*** Data
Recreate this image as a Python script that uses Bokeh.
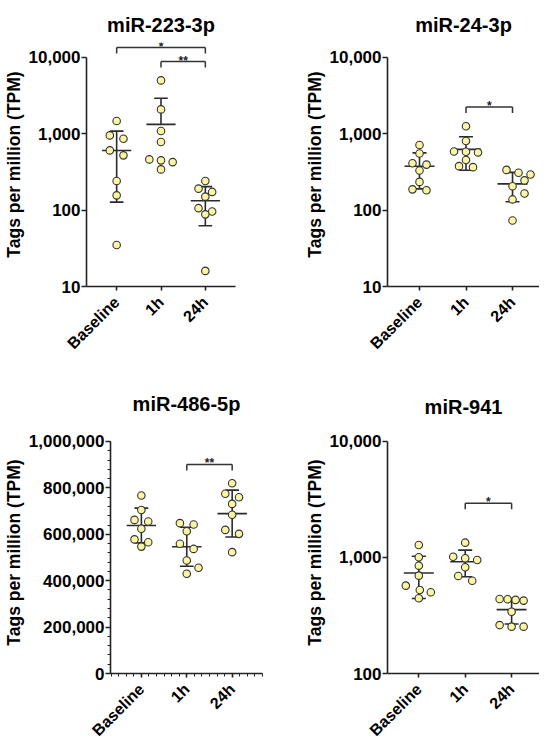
import math
from bokeh.plotting import figure
from bokeh.layouts import column, row
from bokeh.models import Range1d, FixedTicker, NumeralTickFormatter, Label
from bokeh.embed import file_html
from bokeh.resources import INLINE

# ---------------- data ----------------
categories = ["Baseline", "1h", "24h"]
y_label = "Tags per million (TPM)"

mir223_baseline = [1465, 951, 860, 605, 521, 240, 156, 35]
mir223_1h = [4990, 2080, 1083, 778, 461, 448, 425, 341]
mir223_24h = [240, 191, 173, 150, 106, 96, 88, 16]

mir24_baseline = [713, 552, 410, 394, 330, 234, 187, 182]
mir24_1h = [1254, 803, 586, 580, 569, 453, 376, 365]
mir24_24h = [336, 308, 292, 245, 205, 165, 138, 73]

mir486_baseline = [767000, 705000, 662000, 655000, 624000, 578000, 566000, 547000]
mir486_1h = [648000, 642000, 613000, 559000, 537000, 487000, 456000, 430000]
mir486_24h = [820000, 775000, 760000, 731000, 684000, 619000, 602000, 523000]

mir941_baseline = [1276, 1000, 847, 695, 570, 523, 500, 444]
mir941_1h = [1336, 1012, 980, 948, 820, 690, 629]
mir941_24h = [438, 435, 430, 424, 340, 261, 253, 253]

# significance brackets: (group a, group b, label, bracket level in TPM)
mir223_sig = [(0, 2, "*", 13400), (1, 2, "**", 8790)]
mir24_sig = [(1, 2, "*", 2230)]
mir486_sig = [(1, 2, "**", 901000)]
mir941_sig = [(1, 2, "*", 2920)]

log_ticks = [10, 100, 1000, 10000]
log_ticks_941 = [100, 1000, 10000]
lin_ticks = [0, 200000, 400000, 600000, 800000, 1000000]

# ---------------- styling ----------------
FONT = "Liberation Sans"
FILL = "#FBF6A2"
INK = "#222222"


def mapper(log, y0, y1, h):
    f = math.log10 if log else (lambda v: v)
    a, b = f(y0), f(y1)

    def to_px(v):
        return (f(v) - a) / (b - a) * h

    def from_px(px):
        t = a + px / h * (b - a)
        return 10 ** t if log else t

    return to_px, from_px


def swarm(vals, to_px, d=6.5, tol=5.5, pair=7.0, spread=12.0):
    ys = [to_px(v) for v in vals]
    order = sorted(range(len(vals)), key=lambda i: -ys[i])
    rows = []
    for i in order:
        if rows and ys[rows[-1][0]] - ys[i] < tol:
            rows[-1].append(i)
        else:
            rows.append([i])
    offs = [0.0] * len(vals)
    placed = []
    for rw in reversed(rows):
        n = len(rw)
        if n == 1:
            base = [0.0]
            shifts = [0.0, spread, -spread, 2 * spread, -2 * spread]
        elif n == 2:
            base = [-pair, pair]
            shifts = [0.0, spread / 2, -spread / 2, spread, -spread]
        else:
            base = [-spread + 2 * spread * k / (n - 1) for k in range(n)]
            shifts = [0.0, spread / 2, -spread / 2, spread, -spread]

        def fits(s):
            return all(math.hypot(b + s - px, ys[i] - py) >= d
                       for i, b in zip(rw, base) for (px, py) in placed)

        s = next((s for s in shifts if fits(s)), 0.0)
        for i, b in zip(rw, base):
            offs[i] = b + s
            placed.append((b + s, ys[i]))
    return offs


def build(title, groups, sig, log, y_range, bounds, ticks, x_range, width, height,
          mb_left, mb_right, mb_top, mb_bottom, title_standoff, minor_x=(), minor_y=()):
    frame_w = width - mb_left - mb_right
    frame_h = height - mb_top - mb_bottom
    ppu = frame_w / (x_range[1] - x_range[0])
    to_px, from_px = mapper(log, y_range[0], y_range[1], frame_h)

    p = figure(width=width, height=height,
               x_range=Range1d(*x_range), y_range=Range1d(*y_range),
               y_axis_type="log" if log else "linear",
               output_backend="svg", toolbar_location=None,
               min_border_left=mb_left, min_border_right=mb_right,
               min_border_top=mb_top, min_border_bottom=mb_bottom)
    p.xgrid.visible = False
    p.ygrid.visible = False
    p.outline_line_color = None
    p.background_fill_color = "white"
    p.border_fill_color = "white"

    p.title.text = title
    p.title.align = "center"
    p.title.vertical_align = "middle"
    p.title.text_font = FONT
    p.title.text_font_style = "bold"
    p.title.text_font_size = "20px"
    p.title.text_color = "black"
    p.title.standoff = title_standoff

    yax = p.yaxis[0]
    yax.ticker = FixedTicker(ticks=ticks, minor_ticks=list(minor_y))
    yax.formatter = NumeralTickFormatter(format="0,0")
    yax.bounds = bounds
    yax.axis_label = y_label
    yax.axis_label_text_font = FONT
    yax.axis_label_text_font_style = "bold"
    yax.axis_label_text_font_size = "17.5px"
    yax.axis_label_text_color = "black"
    yax.axis_label_standoff = 2
    yax.major_label_text_font = FONT
    yax.major_label_text_font_style = "bold"
    yax.major_label_text_font_size = "17px"
    yax.major_label_text_color = "black"
    yax.major_label_standoff = 1
    yax.major_tick_out = 5
    yax.major_tick_in = 0
    yax.minor_tick_out = 3
    yax.minor_tick_in = 0
    yax.axis_line_width = 1.6
    yax.axis_line_color = INK
    yax.major_tick_line_color = INK
    yax.major_tick_line_width = 1.6
    yax.minor_tick_line_color = INK

    xax = p.xaxis[0]
    xax.ticker = FixedTicker(ticks=[1, 2, 3], minor_ticks=list(minor_x))
    xax.major_label_overrides = {i + 1: c for i, c in enumerate(categories)}
    xax.major_label_orientation = math.pi / 4
    xax.major_label_text_font = FONT
    xax.major_label_text_font_style = "bold"
    xax.major_label_text_font_size = "16px"
    xax.major_label_text_color = "black"
    xax.major_label_standoff = 9
    xax.major_tick_out = 4
    xax.major_tick_in = 0
    xax.minor_tick_out = 3
    xax.minor_tick_in = 0
    xax.axis_line_width = 1.6
    xax.axis_line_color = INK
    xax.major_tick_line_color = INK
    xax.major_tick_line_width = 1.6
    xax.minor_tick_line_color = INK

    # mean +/- SD
    x0s, y0s, x1s, y1s = [], [], [], []
    mean_hw = 15 / ppu
    cap_hw = 7 / ppu
    for k, vals in enumerate(groups):
        xc = k + 1
        n = len(vals)
        m = sum(vals) / n
        sd = math.sqrt(sum((v - m) ** 2 for v in vals) / (n - 1))
        hi = m + sd
        lo = m - sd
        x0s += [xc - mean_hw, xc - cap_hw]
        x1s += [xc + mean_hw, xc + cap_hw]
        y0s += [m, hi]
        y1s += [m, hi]
        if log and lo <= y_range[0]:
            x0s.append(xc); x1s.append(xc); y0s.append(m); y1s.append(hi)
        else:
            x0s += [xc, xc - cap_hw]
            x1s += [xc, xc + cap_hw]
            y0s += [lo, lo]
            y1s += [hi, lo]
    p.segment(x0=x0s, y0=y0s, x1=x1s, y1=y1s, line_color="#2b2b2b", line_width=1.6)

    # points (swarm layout)
    xs, ys = [], []
    for k, vals in enumerate(groups):
        offs = swarm(vals, to_px)
        xs += [k + 1 + o / ppu for o in offs]
        ys += list(vals)
    p.scatter(x=xs, y=ys, size=7.5, fill_color=FILL, line_color="#333333", line_width=1.1)

    # significance brackets
    bx0, by0, bx1, by1 = [], [], [], []
    for a, b, lab, lvl in sig:
        xa, xb = a + 1, b + 1
        low = from_px(to_px(lvl) - 6)
        bx0 += [xa, xa, xb]; bx1 += [xb, xa, xb]
        by0 += [lvl, lvl, lvl]; by1 += [lvl, low, low]
        p.add_layout(Label(x=(xa + xb) / 2, y=from_px(to_px(lvl) + 1), text=lab,
                           text_font=FONT, text_font_style="bold", text_font_size="12px",
                           text_align="center", text_baseline="alphabetic",
                           text_color="#222222"))
    p.segment(x0=bx0, y0=by0, x1=bx1, y1=by1, line_color="#333333", line_width=1.5)
    return p


p1 = build("miR-223-3p", [mir223_baseline, mir223_1h, mir223_24h], mir223_sig, True,
           (10, 15630), (10, 10000), log_ticks, (0.32, 3.68),
           265, 363, 82, 30, 42, 77, 12)
p2 = build("miR-24-3p", [mir24_baseline, mir24_1h, mir24_24h], mir24_sig, True,
           (10, 15630), (10, 10000), log_ticks, (0.312, 3.58),
           274, 363, 122, 0, 42, 77, 12)
p3 = build("miR-486-5p", [mir486_baseline, mir486_1h, mir486_24h], mir486_sig, False,
           (0, 1043100), (0, 1000000), lin_ticks, (0.32, 3.668),
           265, 386, 107, 3, 68, 76, 32,
           minor_x=[k / 6 for k in range(2, 23)],
           minor_y=[i * 40000 for i in range(26)])
p4 = build("miR-941", [mir941_baseline, mir941_1h, mir941_24h], mir941_sig, True,
           (100, 12090), (100, 10000), log_ticks_941, (0.325, 3.601),
           274, 386, 122, 0, 68, 76, 26)

layout = column(row(p1, p2), row(p3, p4))

with open("out.html", "w") as fh:
    fh.write(file_html(layout, INLINE))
******
Direction » Every line from the top of the material above through the line with "619000, 602000, 523000]" should be duplicated exactly, please; leave out the pictures.

Task result »
Recreate this image as a Python script that uses Bokeh.
import math
from bokeh.plotting import figure
from bokeh.layouts import column, row
from bokeh.models import Range1d, FixedTicker, NumeralTickFormatter, Label
from bokeh.embed import file_html
from bokeh.resources import INLINE

# ---------------- data ----------------
categories = ["Baseline", "1h", "24h"]
y_label = "Tags per million (TPM)"

mir223_baseline = [1465, 951, 860, 605, 521, 240, 156, 35]
mir223_1h = [4990, 2080, 1083, 778, 461, 448, 425, 341]
mir223_24h = [240, 191, 173, 150, 106, 96, 88, 16]

mir24_baseline = [713, 552, 410, 394, 330, 234, 187, 182]
mir24_1h = [1254, 803, 586, 580, 569, 453, 376, 365]
mir24_24h = [336, 308, 292, 245, 205, 165, 138, 73]

mir486_baseline = [767000, 705000, 662000, 655000, 624000, 578000, 566000, 547000]
mir486_1h = [648000, 642000, 613000, 559000, 537000, 487000, 456000, 430000]
mir486_24h = [820000, 775000, 760000, 731000, 684000, 619000, 602000, 523000]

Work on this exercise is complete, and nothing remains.